Acting for American investors, Fanning was agent for more than 70 commercial expeditions and voyages. His partnership Fanning & Coles built the ship Tonquin in 1807, sailed her around the world several times and sold her for $37,000 to John Jacob Astor's Pacific Fur Company. Later the Tonquin was burned by Native Americans in the northwest. In 1829 he was instrumental in sending out the first American naval exploring expedition and was greatly responsible for Congress's authorizing of the Wilkes Expedition.

==Personal life==
Fanning married Sarah Sheffield in 1792 and two years later they moved to New York City. Their first child, Edmund, died in infancy. Their son William married Juliet Palmer whose brother Nathaniel Palmer was a notable sea explorer and ship captain. William was captain of the ship Bunker Hill when he died in 1826 in the West Indies from black fever. His wife Juliet and daughter Sarah went to live with the Fannings in New York City. The Fannings' third child, also named Sarah, married John James Bleecker and they had nine children. Sarah Sheffield Fanning and Edmund Fanning died in 1841 within four days of each other after fifty-one years of marriage.
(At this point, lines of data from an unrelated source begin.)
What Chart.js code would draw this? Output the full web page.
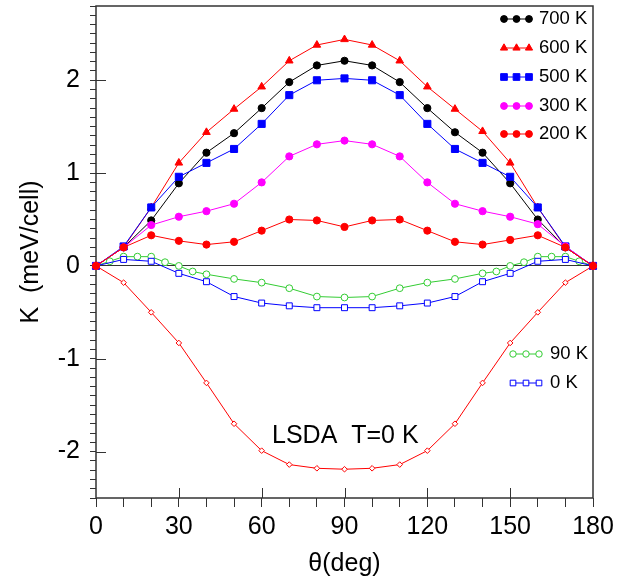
<!DOCTYPE html>
<html>
<head>
<meta charset="utf-8">
<script src="https://cdn.jsdelivr.net/npm/chart.js@4"></script>
<style>
  html, body { margin: 0; padding: 0; background: #fff; }
  #wrap { width: 630px; height: 582px; }
</style>
</head>
<body>
<div id="wrap"><canvas id="chart" width="630" height="582"></canvas></div>
<script>
const FONT = "'Liberation Sans', Arial, sans-serif";

// angle grid (deg)
const theta = [0, 10, 20, 30, 40, 50, 60, 70, 80, 90, 100, 110, 120, 130, 140, 150, 160, 170, 180];
const theta90 = [0, 5, 10, 15, 20, 25, 30, 35, 40, 50, 60, 70, 80, 90, 100, 110, 120, 130, 140, 145, 150, 155, 160, 165, 170, 175, 180];

// K (meV/cell)
const k700 = [0, 0.20, 0.49, 0.89, 1.22, 1.43, 1.70, 1.98, 2.16, 2.21, 2.16, 1.98, 1.70, 1.44, 1.22, 0.89, 0.50, 0.20, 0];
const k600 = [0, 0.20, 0.63, 1.11, 1.44, 1.69, 1.93, 2.21, 2.38, 2.44, 2.38, 2.21, 1.93, 1.69, 1.45, 1.11, 0.63, 0.20, 0];
const k500 = [0, 0.21, 0.63, 0.96, 1.11, 1.26, 1.53, 1.84, 2.00, 2.02, 2.00, 1.84, 1.53, 1.26, 1.11, 0.96, 0.63, 0.21, 0];
const k300 = [0, 0.20, 0.44, 0.53, 0.59, 0.67, 0.90, 1.18, 1.31, 1.35, 1.31, 1.18, 0.90, 0.67, 0.59, 0.53, 0.45, 0.21, 0];
const k200 = [0, 0.20, 0.33, 0.27, 0.23, 0.26, 0.38, 0.50, 0.49, 0.42, 0.49, 0.50, 0.38, 0.26, 0.23, 0.28, 0.33, 0.20, 0];
const k90 = [0, 0.05, 0.10, 0.10, 0.10, 0.04, 0, -0.06, -0.09, -0.14, -0.18, -0.24, -0.33, -0.34, -0.33, -0.24, -0.18, -0.14, -0.08, -0.06, 0, 0.04, 0.10, 0.10, 0.10, 0.05, 0];
const k0 = [0, 0.07, 0.05, -0.08, -0.17, -0.33, -0.40, -0.43, -0.45, -0.45, -0.45, -0.43, -0.40, -0.33, -0.17, -0.08, 0.05, 0.07, 0];
const kLsda = [0, -0.18, -0.50, -0.83, -1.26, -1.70, -1.99, -2.14, -2.18, -2.19, -2.18, -2.14, -1.99, -1.70, -1.26, -0.83, -0.50, -0.18, 0];

const pts = (xs, ys) => xs.map((x, i) => ({ x, y: ys[i] }));

const series = (label, xs, ys, color, style, r, open) => ({
  label,
  data: pts(xs, ys),
  borderColor: color,
  borderWidth: 1,
  pointStyle: style,
  pointRadius: r,
  pointBorderColor: color,
  pointBackgroundColor: open ? "#fff" : color,
  pointBorderWidth: 1,
  tension: 0,
  clip: false,
});

// first dataset ends up drawn on top
const sets = {
  s200: series("200 K", theta, k200, "#ff0000", "circle", 3.6, false),
  s300: series("300 K", theta, k300, "#ff00ff", "circle", 3.6, false),
  s500: series("500 K", theta, k500, "#0000ff", "rect", 5.0, false),
  s600: series("600 K", theta, k600, "#ff0000", "triangle", 4.4, false),
  s700: series("700 K", theta, k700, "#000000", "circle", 3.6, false),
  s0: series("0 K", theta, k0, "#0000ff", "rect", 4.2, true),
  s90: series("90 K", theta90, k90, "#33cc33", "circle", 3.4, true),
  lsda: series("LSDA", theta, kLsda, "#ff0000", "rectRot", 2.8, true),
};

function drawMarker(ctx, ds, x, y, scale) {
  ctx.fillStyle = ds.pointBackgroundColor;
  ctx.strokeStyle = ds.pointBorderColor;
  ctx.lineWidth = ds.pointBorderWidth;
  Chart.helpers.drawPoint(ctx, {
    pointStyle: ds.pointStyle,
    radius: ds.pointRadius * scale,
    rotation: 0,
    borderWidth: ds.pointBorderWidth,
  }, x, y);
}

function drawKey(ctx, ds, xs, y, tx) {
  ctx.save();
  ctx.strokeStyle = ds.borderColor;
  ctx.lineWidth = 1;
  ctx.beginPath();
  ctx.moveTo(xs[0], y);
  ctx.lineTo(xs[xs.length - 1], y);
  ctx.stroke();
  xs.forEach(x => drawMarker(ctx, ds, x, y, 0.95));
  ctx.fillStyle = "#000";
  ctx.font = "18.5px " + FONT;
  ctx.textBaseline = "middle";
  ctx.textAlign = "left";
  ctx.fillText(ds.label, tx, y);
  ctx.restore();
}

const decor = {
  id: "decor",
  beforeDatasetsDraw(chart) {
    const { ctx, chartArea: a, scales } = chart;
    ctx.save();
    ctx.strokeStyle = "#333";
    ctx.lineWidth = 1;
    ctx.beginPath();
    // inner major ticks
    [30, 60, 90, 120, 150].forEach(v => {
      const px = Math.round(scales.x.getPixelForValue(v)) + 0.5;
      ctx.moveTo(px, a.bottom);
      ctx.lineTo(px, a.bottom - 10);
    });
    [-2, -1, 1, 2].forEach(v => {
      const py = Math.round(scales.y.getPixelForValue(v)) + 0.5;
      ctx.moveTo(a.left, py);
      ctx.lineTo(a.left + 10, py);
    });
    ctx.stroke();
    ctx.lineWidth = 1.5;
    ctx.strokeRect(a.left, a.top, a.right - a.left, a.bottom - a.top);
    ctx.restore();
  },
  afterDraw(chart) {
    const ctx = chart.ctx;
    const top = [sets.s700, sets.s600, sets.s500, sets.s300, sets.s200];
    const rows = [19, 48, 77, 106, 134];
    top.forEach((ds, i) => drawKey(ctx, ds, [504, 516.5, 529], rows[i], 539));
    drawKey(ctx, sets.s90, [513, 526, 539], 354, 550);
    drawKey(ctx, sets.s0, [513, 526, 539], 383, 550);

    ctx.save();
    ctx.fillStyle = "#000";
    ctx.font = "25px " + FONT;
    ctx.textBaseline = "alphabetic";
    ctx.fillText("LSDA  T=0 K", 272, 443);
    ctx.restore();
  },
};

const tickFont = { size: 25, family: FONT };

new Chart(document.getElementById("chart"), {
  type: "line",
  data: {
    datasets: [sets.s200, sets.s300, sets.s500, sets.s600, sets.s700, sets.s0, sets.s90, sets.lsda],
  },
  options: {
    responsive: false,
    animation: false,
    events: [],
    layout: { padding: { top: 4, right: 37, left: 0, bottom: 0 } },
    plugins: { legend: { display: false }, tooltip: { enabled: false } },
    scales: {
      x: {
        type: "linear",
        min: 0,
        max: 180,
        ticks: {
          stepSize: 10,
          autoSkip: false,
          maxRotation: 0,
          padding: 5,
          color: "#000",
          font: tickFont,
          callback: v => (v % 30 === 0 ? String(v) : ""),
        },
        grid: { drawOnChartArea: false, tickLength: 9, color: "#333", lineWidth: 1 },
        border: { display: false },
        title: { display: true, text: "θ(deg)", color: "#000", font: tickFont, padding: { top: 0, bottom: 3 } },
        afterFit: s => { s.height = 84; s.paddingLeft = 0; s.paddingRight = 0; },
      },
      y: {
        type: "linear",
        min: -2.5,
        max: 2.8,
        ticks: {
          stepSize: 0.1,
          autoSkip: false,
          padding: 10,
          color: "#000",
          font: tickFont,
          callback: v => (Math.abs(v - Math.round(v)) < 1e-6 ? String(Math.round(v) || 0) : ""),
        },
        grid: {
          drawOnChartArea: true,
          tickLength: 6,
          tickColor: "#333",
          color: c => (c.tick && Math.abs(c.tick.value) < 1e-9 ? "#333" : "rgba(0,0,0,0)"),
          lineWidth: 1,
        },
        border: { display: false },
        title: { display: true, text: "K  (meV/cell)", color: "#000", font: tickFont, padding: { top: 16, bottom: 0 } },
        afterFit: s => { s.width = 96; s.paddingTop = 0; s.paddingBottom = 0; },
      },
    },
  },
  plugins: [decor],
});
</script>
</body>
</html>
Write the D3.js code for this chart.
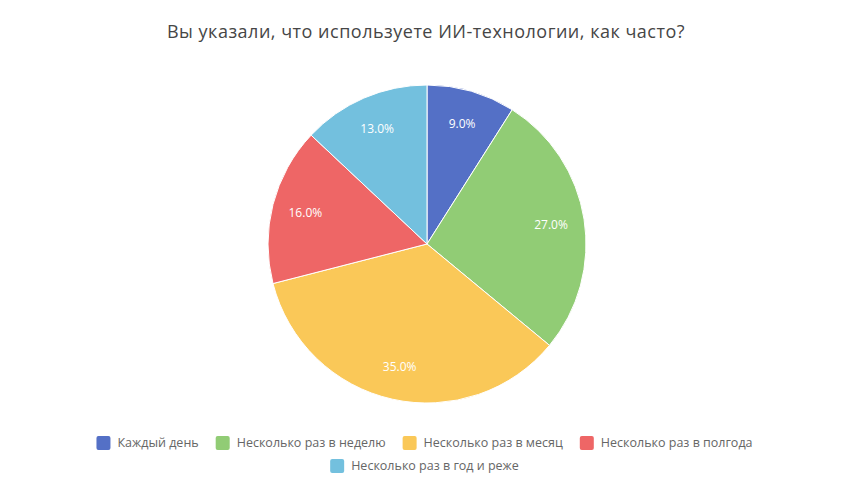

Edmund Fanning was socially well-connected in New York, and maintained close friendships with individuals such as William Irving, his neighbor and primary connection to the Madison and Monroe administrations.

==Publications==
Fanning's memoirs, Voyages Around the World, were published in 1833. Another book, Voyages to the South Seas, followed in 1838.
==Honors==
Cape Fanning in Antarctica and Fanning Ridge on South Georgia Island are named after Edmund Fanning.